🤖 AI Summary
This study investigates the safe and effective deployment of large language models (LLMs) to support decision-making in high-stakes public services, specifically child welfare, where misjudgments or oversights of cases requiring professional expertise can have severe consequences. In collaboration with a major Canadian child welfare agency, the research integrates LocalLLM with BERTopic to analyze case trajectories and identify deviations from standard procedures. Findings indicate that the model successfully detects procedural omissions but exhibits significant blind spots in complex scenarios demanding nuanced social work judgment. The work underscores the necessity of participatory design approaches to co-develop language-based tools aligned with public sector needs and delineates the current limitations and future directions for AI systems in high-risk decision contexts.
📝 Abstract
Governments are the primary providers of essential public services and are responsible for delivering them effectively. In high-stakes decision-making domains such as child welfare (CW), agencies must protect children without unnecessarily prolonging a family's engagement with the system. With growing optimism around AI, governments are pushing for its integration but concerns regarding feasibility and harms remain. Through collaborations with a large Canadian CW agency, we examined how LocalLLM and BERTopic models can track CW case progress.
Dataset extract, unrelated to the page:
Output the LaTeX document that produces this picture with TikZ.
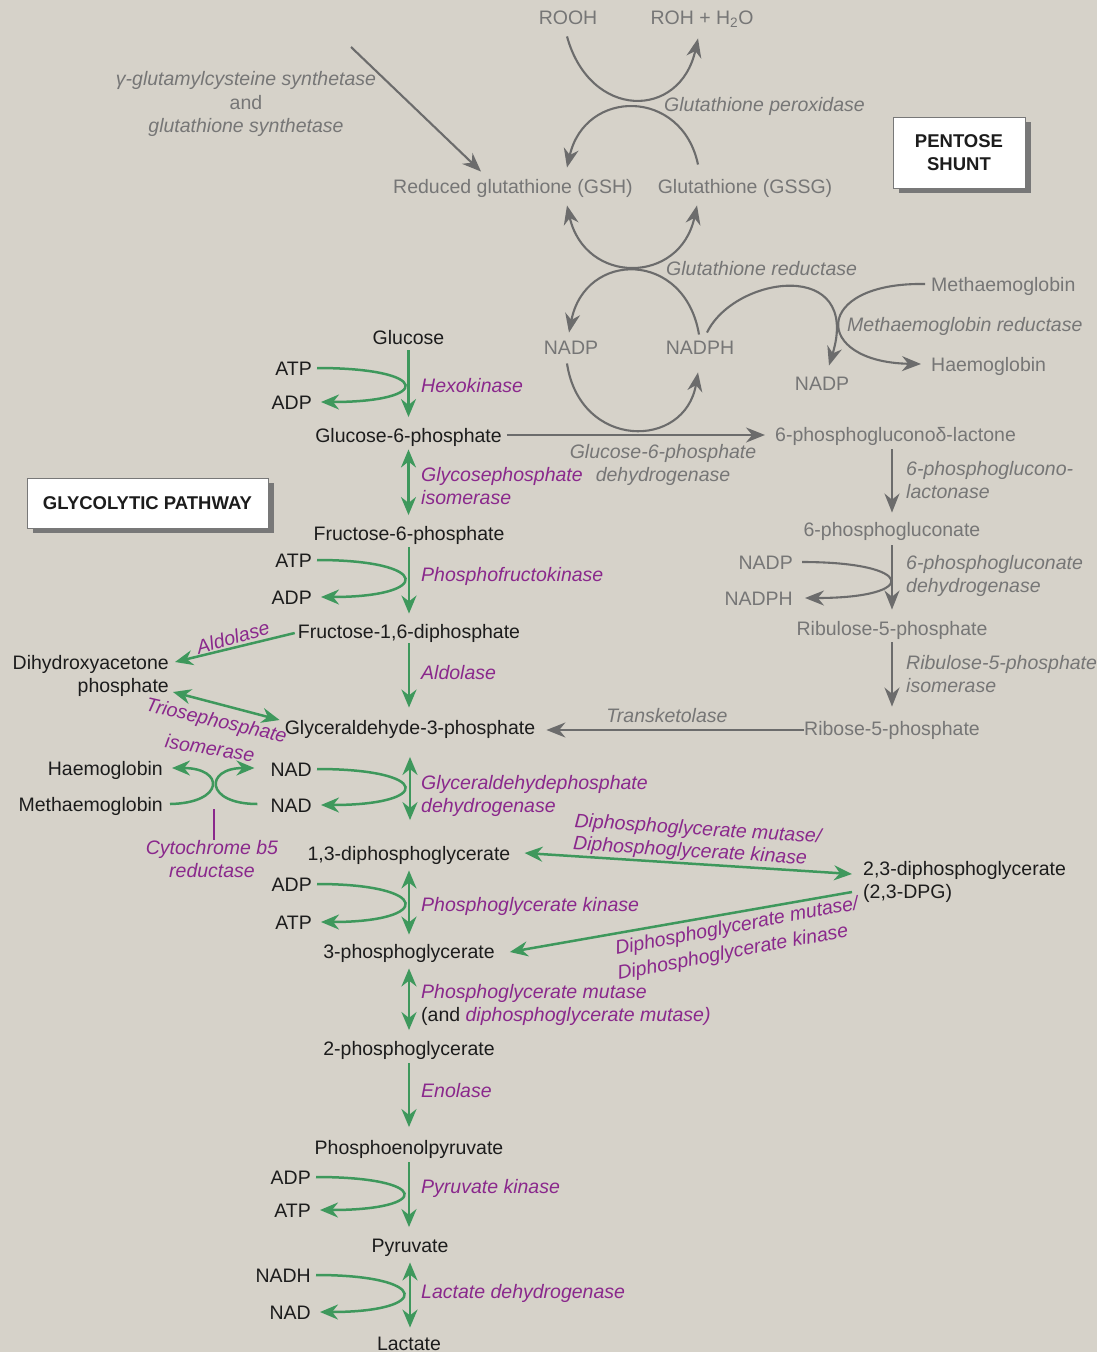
\documentclass[tikz,border=0pt]{standalone}
\usepackage{fontspec}
\setmainfont{Liberation Sans}
\usetikzlibrary{arrows.meta,calc,shadows}
\definecolor{bgc}{RGB}{214,210,201}
\definecolor{blk}{RGB}{28,28,28}
\definecolor{gtx}{RGB}{118,118,118}
\definecolor{gar}{RGB}{108,108,108}
\definecolor{pur}{RGB}{138,40,140}
\definecolor{grn}{RGB}{62,152,92}
\definecolor{shd}{RGB}{120,120,120}
\newcommand\hookarrow[2]{\draw[garr] ([shift={(5,-2)}]#1.east) .. controls +(115,0) and +(112,0) .. ([shift={(9,-2)}]#2.east);}
\begin{document}
\begin{tikzpicture}[x=1pt,y=-1pt,
  lbl/.style={inner sep=0pt,text height=14.5pt,text depth=4pt,font=\fontsize{19.5}{23.5}\selectfont,text=blk},
  lbltwo/.style={inner sep=0pt,font=\fontsize{19.5}{23.5}\selectfont,text=blk},
  glbl/.style={lbl,text=gtx},
  enz/.style={inner sep=0pt,anchor=west,align=left,font=\fontsize{19.5}{23.5}\selectfont\itshape,text=pur},
  genz/.style={enz,text=gtx},
  garr/.style={draw=grn,line width=2.5pt,-{Stealth[length=18pt,width=15pt]}},
  gdbl/.style={draw=grn,line width=2.5pt,{Stealth[length=18pt,width=15pt]}-{Stealth[length=18pt,width=15pt]}},
  grarr/.style={draw=gar,line width=2.1pt,-{Stealth[length=19pt,width=15pt]}},
  grdbl/.style={draw=gar,line width=2.1pt,{Stealth[length=19pt,width=15pt]}-{Stealth[length=19pt,width=15pt]}},
  boxs/.style={draw=shd,line width=0.9pt,fill=white,inner sep=0pt,align=center,
    font=\fontsize{18.5}{23}\selectfont\bfseries,text=blk,
    drop shadow={shadow xshift=6pt,shadow yshift=-5pt,fill=shd,opacity=1,draw=none}}
]
\fill[bgc] (0,0) rectangle (1097,1352);
\useasboundingbox (0,0) rectangle (1097,1352);

% ---------------- glycolysis metabolites
\node[lbl] (glc) at (408.5,339) {Glucose};
\node[lbl,anchor=east] (atpA) at (312,370) {ATP};
\node[lbl,anchor=east] (adpA) at (312,404) {ADP};
\node[lbl] (g6p) at (408.5,437) {Glucose-6-phosphate};
\node[lbl] (f6p) at (409,535) {Fructose-6-phosphate};
\node[lbl,anchor=east] (atpB) at (312,562) {ATP};
\node[lbl,anchor=east] (adpB) at (312,599) {ADP};
\node[lbl] (f16) at (409,633) {Fructose-1,6-diphosphate};
\node[lbltwo,anchor=east,align=right] (dhap) at (169,676) {Dihydroxyacetone\\phosphate};
\node[lbl] (ga3p) at (410,729) {Glyceraldehyde-3-phosphate};
\node[lbl,anchor=east] (hbA) at (163,770) {Haemoglobin};
\node[lbl,anchor=east] (mhbA) at (163,806) {Methaemoglobin};
\node[lbl,anchor=east] (nadA) at (312,771) {NAD};
\node[lbl,anchor=east] (nadB) at (312,807) {NAD};
\node[lbl] (bpg) at (409,855) {1,3-diphosphoglycerate};
\node[lbltwo,anchor=west,align=left] (dpg) at (863,882) {2,3-diphosphoglycerate\\(2,3-DPG)};
\node[lbl,anchor=east] (adpC) at (312,886) {ADP};
\node[lbl,anchor=east] (atpC) at (312,924) {ATP};
\node[lbl] (pg3) at (409,953) {3-phosphoglycerate};
\node[lbl] (pg2) at (409,1050) {2-phosphoglycerate};
\node[lbl] (pep) at (409,1149) {Phosphoenolpyruvate};
\node[lbl,anchor=east] (adpD) at (311,1179) {ADP};
\node[lbl,anchor=east] (atpD) at (311,1212) {ATP};
\node[lbl] (pyr) at (410,1247) {Pyruvate};
\node[lbl,anchor=east] (nadhE) at (311,1277) {NADH};
\node[lbl,anchor=east] (nadE) at (311,1314) {NAD};
\node[lbl] (lac) at (409,1345) {Lactate};

% ---------------- pentose shunt metabolites
\node[glbl] (rooh) at (568,19) {ROOH};
\node[glbl] (roh) at (702,19) {ROH + H\textsubscript{2}O};
\node[glbl] (gsh) at (513,188) {Reduced glutathione (GSH)};
\node[glbl] (gssg) at (745,188) {Glutathione (GSSG)};
\node[glbl] (nadpA) at (571,349) {NADP};
\node[glbl] (nadph) at (700,349) {NADPH};
\node[glbl] (nadpB) at (822,385) {NADP};
\node[glbl,anchor=west] (mhbB) at (931,286) {Methaemoglobin};
\node[glbl,anchor=west] (hbB) at (931,366) {Haemoglobin};
\node[glbl,anchor=west] (lact) at (775,436) {6-phosphogluconoδ-lactone};
\node[glbl] (pgl) at (892,531) {6-phosphogluconate};
\node[glbl,anchor=east] (nadpC) at (793,564) {NADP};
\node[glbl,anchor=east] (nadphC) at (793,600) {NADPH};
\node[glbl] (ru5p) at (892,630) {Ribulose-5-phosphate};
\node[glbl] (r5p) at (892,730) {Ribose-5-phosphate};

% ---------------- boxes
\node[boxs,minimum width=132pt,minimum height=71pt] (pent) at (959,152.5) {PENTOSE\\SHUNT};
\node[boxs,minimum width=241pt,minimum height=50pt] (glyb) at (147.5,503) {GLYCOLYTIC PATHWAY};

% ---------------- enzyme labels (grey)
\node[genz,anchor=center,align=center] (gamlbl) at (246,104) {{\itshape γ-glutamylcysteine synthetase}\\{\upshape and}\\{\itshape glutathione synthetase}};
\node[genz] (gpx) at (664,106) {Glutathione peroxidase};
\node[genz] (grd) at (666,269) {Glutathione reductase};
\node[genz] (mhr) at (847,326) {Methaemoglobin reductase};
\node[genz,anchor=center,align=center] (g6pd) at (663,465) {Glucose-6-phosphate\\dehydrogenase};
\node[genz] (pglase) at (906,480) {6-phosphoglucono-\\lactonase};
\node[genz] (pgdh) at (906,576) {6-phosphogluconate\\dehydrogenase};
\node[genz] (rpi) at (906,674) {Ribulose-5-phosphate\\isomerase};
\node[genz,anchor=center] (tkt) at (667,716) {Transketolase};

% ---------------- enzyme labels (purple)
\node[enz] (hex) at (421,386) {Hexokinase};
\node[enz] (gpi) at (421,486) {Glycosephosphate\\isomerase};
\node[enz] (pfk) at (421,576) {Phosphofructokinase};
\node[enz,anchor=center,rotate=16] (aldA) at (233,637) {Aldolase};
\node[enz] (aldB) at (421,673) {Aldolase};
\node[enz,anchor=center,rotate=-13] (tpiA) at (216,722) {Triosephosphate};
\node[enz,anchor=center,rotate=-9] (tpiB) at (210,748) {isomerase};
\node[enz] (gapdh) at (421,796) {Glyceraldehydephosphate\\dehydrogenase};
\node[enz,anchor=center,align=center] (cyt) at (212,859) {Cytochrome b5\\reductase};
\node[enz,anchor=center,rotate=-3.7] (dpgmA) at (698,830) {Diphosphoglycerate mutase/};
\node[enz,anchor=center,rotate=-3.7] (dpgkA) at (690,852) {Diphosphoglycerate kinase};
\node[enz,anchor=center,rotate=10.7] (dpgmB) at (737,927) {Diphosphoglycerate mutase/};
\node[enz,anchor=center,rotate=10.7] (dpgkB) at (733,953) {Diphosphoglycerate kinase};
\node[enz] (pgk) at (421,906) {Phosphoglycerate kinase};
\node[enz] (pgm) at (421,1005) {Phosphoglycerate mutase\\{\upshape\color{blk}(and} diphosphoglycerate mutase)};
\node[enz] (eno) at (421,1091) {Enolase};
\node[enz] (pk) at (421,1188) {Pyruvate kinase};
\node[enz] (ldh) at (421,1293) {Lactate dehydrogenase};

% ---------------- glycolysis arrows
\draw[garr,shorten <=2pt,shorten >=10.5pt] (glc.south) -- (glc.south |- g6p.north);
\draw[gdbl,shorten <=3pt,shorten >=10.5pt] (g6p.south) -- (g6p.south |- f6p.north);
\draw[garr,shorten <=3pt,shorten >=10pt] (f6p.south) -- (f6p.south |- f16.north);
\draw[garr,shorten <=1pt,shorten >=12pt] (f16.south) -- (f16.south |- ga3p.north);
\draw[gdbl,shorten <=18.5pt,shorten >=25.5pt] (ga3p.south) -- (ga3p.south |- bpg.north);
\draw[gdbl,shorten <=6pt,shorten >=9pt] (bpg.south) -- (bpg.south |- pg3.north);
\draw[gdbl,shorten <=6pt,shorten >=10.5pt] (pg3.south) -- (pg3.south |- pg2.north);
\draw[garr,shorten <=4pt,shorten >=12.5pt] (pg2.south) -- (pg2.south |- pep.north);
\draw[garr,shorten <=4pt,shorten >=10.5pt] (pep.south) -- (pep.south |- pyr.north);
\draw[gdbl,shorten <=6pt,shorten >=8pt] (pyr.south) -- (pyr.south |- lac.north);

\hookarrow{atpA}{adpA}
\hookarrow{atpB}{adpB}
\hookarrow{nadA}{nadB}
\hookarrow{adpC}{atpC}
\hookarrow{adpD}{atpD}
\hookarrow{nadhE}{nadE}

\draw[garr] ([xshift=-3pt]f16.west) -- ([shift={(6,-14)}]dhap.east);
\draw[gdbl] ([shift={(4,16)}]dhap.east) -- ([shift={(-5,-9)}]ga3p.west);

\draw[garr] ([shift={(7,-2)}]mhbA.east) .. controls +(55,-1) and +(53,0) .. ([shift={(9,-2)}]hbA.east);
\draw[garr] ([shift={(-13,-3)}]nadB.west) .. controls +(-53,0) and +(-50,0) .. ([shift={(-16,-3)}]nadA.west);
\coordinate (cybtop) at (214,809);
\draw[pur,line width=2pt] (cybtop) -- (cybtop |- cyt.north);

\draw[gdbl] ([shift={(14,-2)}]bpg.east) -- ([shift={(-11,-8)}]dpg.west);
\draw[garr] ([shift={(-11,10)}]dpg.west) -- ([shift={(15,-1)}]pg3.east);

% ---------------- pentose shunt arrows
\coordinate (gstart) at (351,47);
\draw[grarr] (gstart) -- ([shift={(88,-7)}]gsh.north west);
\draw[grarr] ([shift={(-1,8)}]rooh.south) .. controls (590,120) and (680,120) .. ([shift={(-4,10)}]roh.south);
\draw[grarr] ([shift={(-47,-14)}]gssg.north) .. controls (682,88) and (585,88) .. ([shift={(54,-11)}]gsh.north);
\draw[grdbl] ([shift={(54,8)}]gsh.south) .. controls (585,285) and (680,285) .. ([shift={(-48,8)}]gssg.south);
\draw[grarr] ([shift={(-1,-5)}]nadph.north) .. controls (685,250) and (585,250) .. ([shift={(-2,-7)}]nadpA.north);
\draw[grarr] ([shift={(-4,5)}]nadpA.south) .. controls (580,450) and (685,450) .. ([shift={(-2,14)}]nadph.south);
\draw[grarr] ([shift={(7,-7)}]nadph.north) .. controls (735,275) and (862,258) .. ([shift={(7,-10)}]nadpB.north);
\draw[grarr] ([shift={(-6,-2)}]mhbB.west) .. controls (812,282) and (812,362) .. ([shift={(-10,-2)}]hbB.west);

\draw[grarr] ($(g6p.east)+(5,-2)$) -- ($(g6p.east -| lact.west)+(-10,-2)$);
\draw[grarr,shorten <=4pt,shorten >=9pt] (pgl.north |- lact.south) -- (pgl.north);
\draw[grarr,shorten <=5pt,shorten >=11pt] (pgl.south) -- (pgl.south |- ru5p.north);
\draw[grarr,shorten <=3pt,shorten >=14pt] (ru5p.south) -- (ru5p.south |- r5p.north);
\draw[grarr] ([shift={(9,-2)}]nadpC.east) .. controls +(115,0) and +(115,0) .. ([shift={(12,-2)}]nadphC.east);
\draw[grarr,shorten >=11pt] (r5p.west) -- (r5p.west -| ga3p.east);
\end{tikzpicture}
\end{document}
We demonstrate how the tools can potentially assist workers in opportunistically addressing gaps in their work by signaling case progress/deviations. And yet, we also show how they fail to detect case trajectories that require discretionary judgments grounded in social work training, areas where practitioners would actually want support to pre-emptively address substantive case concerns. We also provide a roadmap of future participatory directions to co-design language tools for/with the public sector.